= Dataset content =
◇ ◇ ◇

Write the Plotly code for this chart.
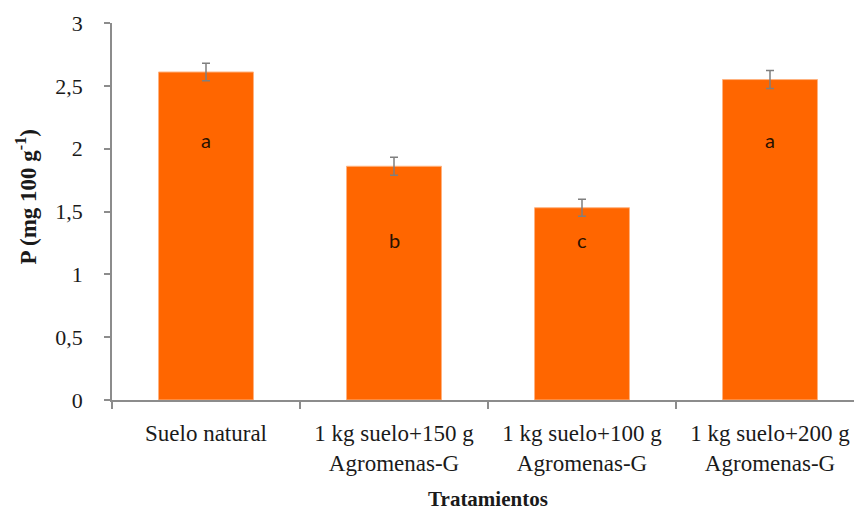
import plotly.graph_objects as go

categories = ["Suelo natural", "1 kg suelo+150 g<br>Agromenas-G",
              "1 kg suelo+100 g<br>Agromenas-G", "1 kg suelo+200 g<br>Agromenas-G"]
values = [2.61, 1.86, 1.53, 2.55]
errors = [0.07, 0.072, 0.068, 0.072]
letters = ["a", "b", "c", "a"]
letter_y = [2.07, 1.27, 1.27, 2.07]
y_ticks = [0, 0.5, 1, 1.5, 2, 2.5, 3]

serif = "Times New Roman"
axis_grey = "#8c8c8c"
txt = "#1a1a1a"

fig = go.Figure()
fig.add_trace(go.Bar(
    x=categories, y=values,
    marker=dict(color="#FF6600", line=dict(color="#ffb27f", width=1)),
    width=0.505,
    error_y=dict(type="data", array=errors, color="#7f7f7f", thickness=1.5, width=4),
    showlegend=False,
))

for c, t, yy in zip(categories, letters, letter_y):
    fig.add_annotation(x=c, y=yy, text=t, showarrow=False,
                       font=dict(family="Lato", size=20, color="#2a1200"))

# y-axis title
fig.add_annotation(xref="paper", yref="paper", x=0, y=0.537, xshift=-85,
                   xanchor="center", yanchor="middle", textangle=-90, showarrow=False,
                   text="<b>P (mg 100 g<sup>-1</sup>)</b>",
                   font=dict(family=serif, size=23, color=txt))

fig.update_layout(
    width=862, height=512,
    margin=dict(l=104, r=6, t=15, b=120),
    plot_bgcolor="white", paper_bgcolor="white",
    separators=", ",
    font=dict(family=serif, size=22, color=txt),
)
fig.update_xaxes(
    showline=True, linecolor=axis_grey, linewidth=1.5,
    ticks="outside", tickson="boundaries", ticklen=7, tickcolor=axis_grey, tickwidth=1.5,
    tickfont=dict(family=serif, size=23, color=txt),
    ticklabelstandoff=12,
    title=dict(text="<b>Tratamientos</b>", font=dict(family=serif, size=21, color=txt), standoff=16),
    automargin=False,
)
fig.update_yaxes(
    range=[0, 3], tickvals=y_ticks,
    showgrid=False, zeroline=False,
    showline=True, linecolor=axis_grey, linewidth=1.5,
    ticks="outside", ticklen=6, tickcolor=axis_grey, tickwidth=1.5,
    tickfont=dict(family=serif, size=22, color=txt),
    ticklabelstandoff=17,
    automargin=False,
)

fig.write_html("out.html")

◇ ◇ ◇

Skipping the pictures, transcribe each line above exactly as it appears.

= Result of this task =
Write the Plotly code for this chart.
import plotly.graph_objects as go

categories = ["Suelo natural", "1 kg suelo+150 g<br>Agromenas-G",
              "1 kg suelo+100 g<br>Agromenas-G", "1 kg suelo+200 g<br>Agromenas-G"]
values = [2.61, 1.86, 1.53, 2.55]
errors = [0.07, 0.072, 0.068, 0.072]
letters = ["a", "b", "c", "a"]
letter_y = [2.07, 1.27, 1.27, 2.07]
y_ticks = [0, 0.5, 1, 1.5, 2, 2.5, 3]

serif = "Times New Roman"
axis_grey = "#8c8c8c"
txt = "#1a1a1a"

fig = go.Figure()
fig.add_trace(go.Bar(
    x=categories, y=values,
    marker=dict(color="#FF6600", line=dict(color="#ffb27f", width=1)),
    width=0.505,
    error_y=dict(type="data", array=errors, color="#7f7f7f", thickness=1.5, width=4),
    showlegend=False,
))

for c, t, yy in zip(categories, letters, letter_y):
    fig.add_annotation(x=c, y=yy, text=t, showarrow=False,
                       font=dict(family="Lato", size=20, color="#2a1200"))

# y-axis title
fig.add_annotation(xref="paper", yref="paper", x=0, y=0.537, xshift=-85,
                   xanchor="center", yanchor="middle", textangle=-90, showarrow=False,
                   text="<b>P (mg 100 g<sup>-1</sup>)</b>",
                   font=dict(family=serif, size=23, color=txt))

fig.update_layout(
    width=862, height=512,
    margin=dict(l=104, r=6, t=15, b=120),
    plot_bgcolor="white", paper_bgcolor="white",
    separators=", ",
    font=dict(family=serif, size=22, color=txt),
)
fig.update_xaxes(
    showline=True, linecolor=axis_grey, linewidth=1.5,
    ticks="outside", tickson="boundaries", ticklen=7, tickcolor=axis_grey, tickwidth=1.5,
    tickfont=dict(family=serif, size=23, color=txt),
    ticklabelstandoff=12,
    title=dict(text="<b>Tratamientos</b>", font=dict(family=serif, size=21, color=txt), standoff=16),
    automargin=False,
)
fig.update_yaxes(
    range=[0, 3], tickvals=y_ticks,
    showgrid=False, zeroline=False,
    showline=True, linecolor=axis_grey, linewidth=1.5,
    ticks="outside", ticklen=6, tickcolor=axis_grey, tickwidth=1.5,
    tickfont=dict(family=serif, size=22, color=txt),
    ticklabelstandoff=17,
    automargin=False,
)

fig.write_html("out.html")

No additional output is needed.